# TASK
Report the number of lines where the string "this" occurs, and write nothing else.

Plotting code records:
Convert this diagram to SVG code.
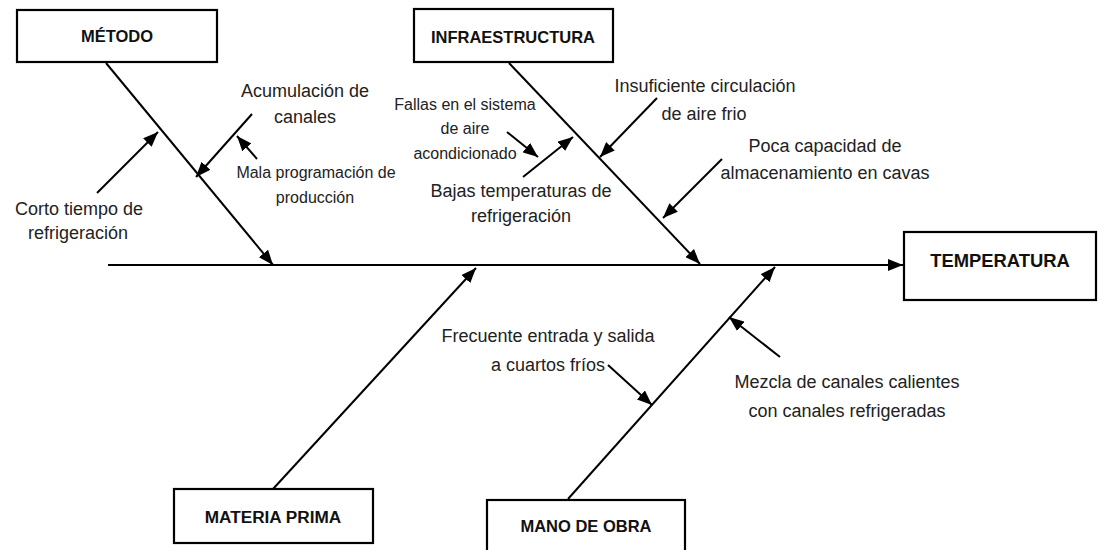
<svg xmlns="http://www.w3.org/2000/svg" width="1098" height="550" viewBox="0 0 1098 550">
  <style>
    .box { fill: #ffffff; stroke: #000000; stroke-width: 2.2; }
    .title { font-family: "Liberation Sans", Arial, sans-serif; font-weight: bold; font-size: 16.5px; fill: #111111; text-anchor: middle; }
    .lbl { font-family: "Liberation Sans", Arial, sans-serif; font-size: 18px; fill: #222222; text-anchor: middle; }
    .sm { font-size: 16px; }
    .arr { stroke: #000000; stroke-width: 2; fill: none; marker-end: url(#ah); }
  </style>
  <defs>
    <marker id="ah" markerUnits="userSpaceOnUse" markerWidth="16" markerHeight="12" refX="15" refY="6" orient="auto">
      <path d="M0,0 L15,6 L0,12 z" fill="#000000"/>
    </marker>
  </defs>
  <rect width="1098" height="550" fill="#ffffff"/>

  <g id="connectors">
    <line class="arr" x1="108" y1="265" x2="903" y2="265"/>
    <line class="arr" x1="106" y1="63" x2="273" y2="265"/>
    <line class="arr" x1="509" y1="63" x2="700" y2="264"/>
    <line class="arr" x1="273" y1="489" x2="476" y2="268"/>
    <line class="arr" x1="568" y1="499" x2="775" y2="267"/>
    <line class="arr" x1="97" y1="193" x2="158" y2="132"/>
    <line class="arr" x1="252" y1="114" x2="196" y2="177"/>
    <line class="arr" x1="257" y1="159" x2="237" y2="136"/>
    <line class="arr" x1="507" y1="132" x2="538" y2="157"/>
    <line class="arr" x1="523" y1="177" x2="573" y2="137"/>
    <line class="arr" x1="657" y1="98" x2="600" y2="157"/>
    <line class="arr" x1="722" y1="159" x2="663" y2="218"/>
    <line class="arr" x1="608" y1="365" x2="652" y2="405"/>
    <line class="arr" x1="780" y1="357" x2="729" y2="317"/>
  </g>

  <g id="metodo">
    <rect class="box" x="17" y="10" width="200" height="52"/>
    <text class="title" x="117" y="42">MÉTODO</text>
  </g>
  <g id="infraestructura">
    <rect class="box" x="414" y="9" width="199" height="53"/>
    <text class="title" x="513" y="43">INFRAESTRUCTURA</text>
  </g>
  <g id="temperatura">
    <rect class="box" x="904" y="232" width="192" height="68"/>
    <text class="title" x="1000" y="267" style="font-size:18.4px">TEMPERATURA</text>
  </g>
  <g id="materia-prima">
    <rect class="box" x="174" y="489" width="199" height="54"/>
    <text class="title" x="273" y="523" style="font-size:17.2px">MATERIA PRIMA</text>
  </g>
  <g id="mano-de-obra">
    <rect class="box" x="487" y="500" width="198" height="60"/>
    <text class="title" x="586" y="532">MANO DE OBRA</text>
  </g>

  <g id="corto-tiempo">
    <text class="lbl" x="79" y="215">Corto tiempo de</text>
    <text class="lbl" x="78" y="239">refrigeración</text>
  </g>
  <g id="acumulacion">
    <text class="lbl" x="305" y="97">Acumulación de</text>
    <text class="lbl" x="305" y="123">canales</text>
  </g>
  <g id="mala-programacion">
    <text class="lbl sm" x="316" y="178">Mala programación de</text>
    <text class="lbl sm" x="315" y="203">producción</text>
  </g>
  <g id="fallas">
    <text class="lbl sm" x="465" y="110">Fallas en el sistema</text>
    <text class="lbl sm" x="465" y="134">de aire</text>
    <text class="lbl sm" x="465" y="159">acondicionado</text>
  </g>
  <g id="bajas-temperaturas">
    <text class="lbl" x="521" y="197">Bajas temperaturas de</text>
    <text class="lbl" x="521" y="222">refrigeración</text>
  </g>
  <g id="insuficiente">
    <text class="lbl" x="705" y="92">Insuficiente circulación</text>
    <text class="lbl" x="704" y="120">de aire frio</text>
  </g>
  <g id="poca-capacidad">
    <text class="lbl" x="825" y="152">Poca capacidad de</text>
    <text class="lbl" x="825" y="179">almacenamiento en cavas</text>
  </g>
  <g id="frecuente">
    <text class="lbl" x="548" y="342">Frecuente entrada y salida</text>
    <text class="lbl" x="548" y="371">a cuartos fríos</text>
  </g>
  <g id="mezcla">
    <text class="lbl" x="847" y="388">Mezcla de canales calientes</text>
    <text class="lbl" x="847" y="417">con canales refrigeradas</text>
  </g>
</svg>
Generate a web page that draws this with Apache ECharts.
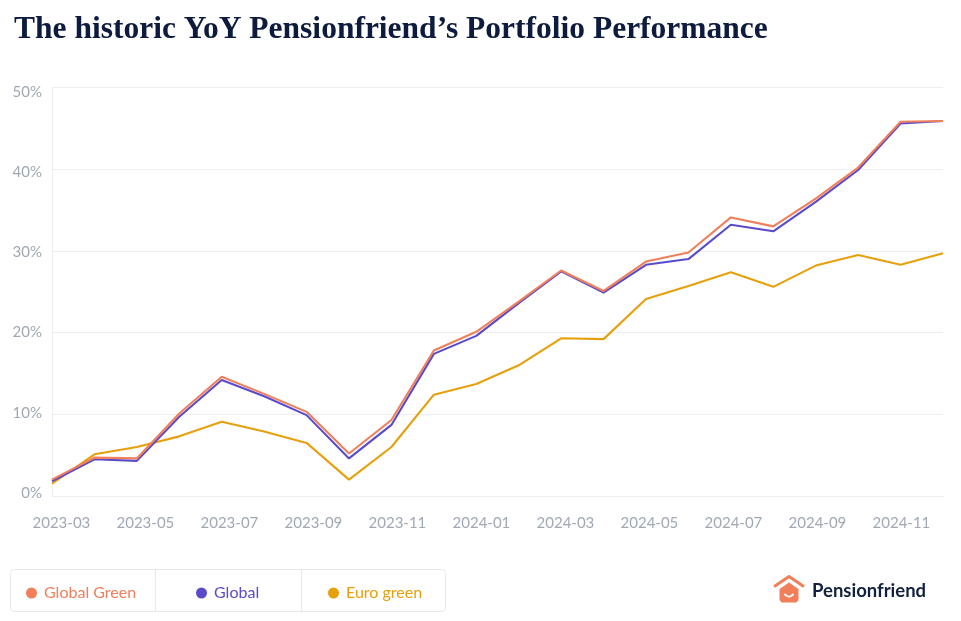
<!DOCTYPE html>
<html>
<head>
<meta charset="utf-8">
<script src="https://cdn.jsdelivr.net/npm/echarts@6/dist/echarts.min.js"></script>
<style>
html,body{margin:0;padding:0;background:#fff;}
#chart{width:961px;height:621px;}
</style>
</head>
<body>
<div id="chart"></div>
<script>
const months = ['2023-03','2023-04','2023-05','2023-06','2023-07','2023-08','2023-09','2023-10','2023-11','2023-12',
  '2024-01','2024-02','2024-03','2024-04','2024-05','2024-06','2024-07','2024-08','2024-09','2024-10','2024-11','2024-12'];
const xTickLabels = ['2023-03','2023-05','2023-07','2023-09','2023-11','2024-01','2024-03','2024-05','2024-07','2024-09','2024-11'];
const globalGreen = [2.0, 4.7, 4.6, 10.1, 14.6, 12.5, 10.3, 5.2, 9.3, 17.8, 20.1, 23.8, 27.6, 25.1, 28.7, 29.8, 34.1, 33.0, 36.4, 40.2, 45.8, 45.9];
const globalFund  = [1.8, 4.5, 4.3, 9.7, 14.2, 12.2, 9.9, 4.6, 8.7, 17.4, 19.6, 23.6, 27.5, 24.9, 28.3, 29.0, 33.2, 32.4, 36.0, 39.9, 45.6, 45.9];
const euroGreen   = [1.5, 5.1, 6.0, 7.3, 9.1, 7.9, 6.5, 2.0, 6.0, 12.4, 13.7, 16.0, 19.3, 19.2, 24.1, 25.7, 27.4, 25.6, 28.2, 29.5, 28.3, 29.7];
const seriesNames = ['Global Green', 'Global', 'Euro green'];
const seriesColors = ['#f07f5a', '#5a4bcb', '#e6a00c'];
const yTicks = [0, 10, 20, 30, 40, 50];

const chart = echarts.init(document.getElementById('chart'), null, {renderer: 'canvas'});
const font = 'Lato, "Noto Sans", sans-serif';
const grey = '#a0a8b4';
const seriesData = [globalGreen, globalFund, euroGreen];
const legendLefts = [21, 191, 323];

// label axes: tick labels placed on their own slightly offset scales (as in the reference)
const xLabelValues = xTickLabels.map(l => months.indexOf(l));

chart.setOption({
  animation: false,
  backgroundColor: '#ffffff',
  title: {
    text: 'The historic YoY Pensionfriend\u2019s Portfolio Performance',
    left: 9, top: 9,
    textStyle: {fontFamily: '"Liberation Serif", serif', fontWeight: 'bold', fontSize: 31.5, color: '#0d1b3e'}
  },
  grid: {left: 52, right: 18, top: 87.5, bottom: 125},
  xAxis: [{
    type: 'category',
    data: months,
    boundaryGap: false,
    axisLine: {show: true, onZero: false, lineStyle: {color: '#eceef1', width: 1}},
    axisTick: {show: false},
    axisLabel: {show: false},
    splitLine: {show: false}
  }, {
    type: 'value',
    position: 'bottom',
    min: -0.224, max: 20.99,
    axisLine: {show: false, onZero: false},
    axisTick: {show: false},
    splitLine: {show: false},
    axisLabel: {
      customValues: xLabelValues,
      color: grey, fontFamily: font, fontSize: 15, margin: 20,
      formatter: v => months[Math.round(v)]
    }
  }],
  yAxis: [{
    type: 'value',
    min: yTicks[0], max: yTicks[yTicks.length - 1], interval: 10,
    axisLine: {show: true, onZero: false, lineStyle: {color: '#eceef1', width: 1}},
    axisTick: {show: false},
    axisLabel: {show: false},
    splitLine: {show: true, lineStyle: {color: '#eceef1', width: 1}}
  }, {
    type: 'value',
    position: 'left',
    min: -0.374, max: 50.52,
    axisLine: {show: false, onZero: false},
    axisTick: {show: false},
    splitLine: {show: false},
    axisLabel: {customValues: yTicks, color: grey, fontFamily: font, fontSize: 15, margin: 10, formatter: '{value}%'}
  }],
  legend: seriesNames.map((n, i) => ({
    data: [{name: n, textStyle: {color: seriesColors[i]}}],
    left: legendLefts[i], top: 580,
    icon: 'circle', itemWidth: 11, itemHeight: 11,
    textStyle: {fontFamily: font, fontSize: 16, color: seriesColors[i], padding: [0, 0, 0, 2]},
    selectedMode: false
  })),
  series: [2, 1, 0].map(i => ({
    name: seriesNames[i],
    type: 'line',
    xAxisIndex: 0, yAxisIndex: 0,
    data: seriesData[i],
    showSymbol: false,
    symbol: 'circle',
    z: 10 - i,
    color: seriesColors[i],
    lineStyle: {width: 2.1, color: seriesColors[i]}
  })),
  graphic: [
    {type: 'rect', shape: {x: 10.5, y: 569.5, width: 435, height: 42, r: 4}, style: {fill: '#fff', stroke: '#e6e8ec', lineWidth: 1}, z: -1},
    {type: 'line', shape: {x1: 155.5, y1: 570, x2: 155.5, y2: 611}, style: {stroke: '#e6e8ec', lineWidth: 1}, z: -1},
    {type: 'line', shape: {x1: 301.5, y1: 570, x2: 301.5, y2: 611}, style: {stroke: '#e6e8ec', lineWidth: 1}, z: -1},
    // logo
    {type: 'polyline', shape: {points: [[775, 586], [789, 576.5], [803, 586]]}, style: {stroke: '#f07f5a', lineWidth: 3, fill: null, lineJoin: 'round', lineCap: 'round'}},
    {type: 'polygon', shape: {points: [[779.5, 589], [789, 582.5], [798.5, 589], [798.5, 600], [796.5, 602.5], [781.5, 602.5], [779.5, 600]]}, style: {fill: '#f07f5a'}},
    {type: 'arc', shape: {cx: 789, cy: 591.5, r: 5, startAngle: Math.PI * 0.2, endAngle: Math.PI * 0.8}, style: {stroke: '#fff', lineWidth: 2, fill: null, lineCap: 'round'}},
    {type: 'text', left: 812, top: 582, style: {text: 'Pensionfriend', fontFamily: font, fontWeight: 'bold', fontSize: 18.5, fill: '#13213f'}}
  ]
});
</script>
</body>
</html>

# WORKED ANSWER
2